Attualità e politica

Cassese: “Serve il ripristino della moralità dello Stato”

“Che fare se i custodi della virtù si macchiano essi stessi di gravi colpe, spesso nei luoghi dove dovrebbe essere difesa la giustizia, abusando della propria autorità?”, è il quesito che si pone il giudice emerito della Corte costituzionale Sabino Cassese alla luce degli episodi di violenza nelle carceri: “I manganelli adoperati a Santa Maria Capua Vetere erano gli stessi di quelli della polizia di Scelba: ma quest’ultima li adoperava (non sempre) per impedire illegittimità o reprimerle, nel carcere campano sono stati adoperati per arrogarsi un illecito potere di punire. Carabinieri e magistrati hanno in qualche caso commesso il tipo di reati che dovevano perseguire, dalla truffa allo spaccio di droga. I vertici della polizia penitenziaria, dichiarando la propria incolpevolezza perché ignoravano l’accaduto, hanno implicitamente rivelato la loro incapacità”.

Nel suo editoriale sul Corriere della Sera, il giurista stila un elenco delle azioni per uno Stato ordinato e con la giusta moralità. “Innanzitutto, quello che è accaduto dentro e fuori di caserme e carceri, i reati commessi da coloro che amministrano la giustizia, dall’ultimo secondino al più alto magistrato, sono casi isolati o mali diffusi?

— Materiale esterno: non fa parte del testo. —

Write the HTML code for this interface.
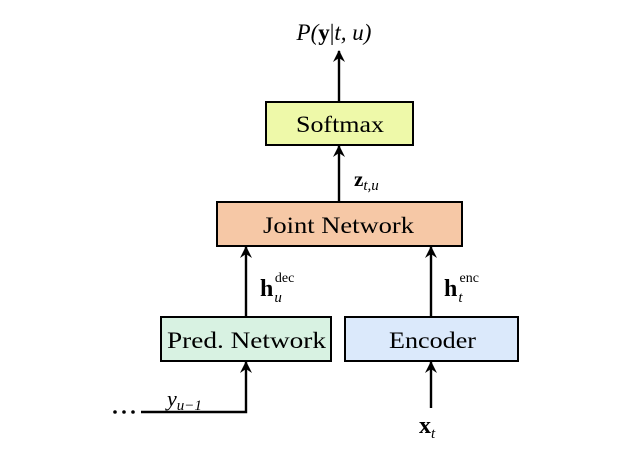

Bisogna sapere subito quanto estese sono le violazioni del diritto e della giustizia commesse dagli uomini e dalle donne che dovrebbero assicurarne il rispetto. Una inchiesta amministrativa comprensiva e accurata è necessaria”.

Il secondo quesito riguarda le persone a capo della macchina: “I magistrati sono selezionati e poi formati per esercitare le funzioni giudicanti. Si può ragionevolmente dubitare che siano in grado anche di guidare il Dipartimento dell’amministrazione penitenziaria. Altrimenti, avrebbero scelto meglio i loro collaboratori, avrebbero avuto linee di comando più funzionali, avrebbero saputo quel che accadeva nei penitenziari. E sarebbero stati informati del tentativo di occultare le responsabilità. Gli eventi recenti hanno mostrato un deficit di professionalità al quale va posto rimedio”.

Un altro problema è per il giurista il deficit formativo: “Chi, nelle caserme e nelle carceri, è in contatto con accusati e condannati dovrebbe conoscere quel che la Costituzione dispone sulla dignità di uomini e donne e quello che Bettiol, Leone, Moro intendevano quando, alla Costituente, scrissero che la pena non deve esser contraria al “senso di umanità” e deve “tendere alla rieducazione del condannato”.

Al “ripristino della moralità dello Stato”, devono rendere parte tutti gli addetti ai lavori, compresi magistrati e forze dell’ordine. “Sono loro che vivono a contatto quotidiano con il malfunzionamento di quello che una volta si chiamava apparato repressivo dello Stato. Magistrati e forze dell’ordine hanno il compito di difendere i cittadini. Ora si ha l’impressione che in qualche caso le parti siano invertite: i cittadini debbono difendersi da magistrati e forze dell’ordine. Bisogna correre ai ripari, ristabilire la moralità dello Stato, restaurare l’immagine del potere pubblico”.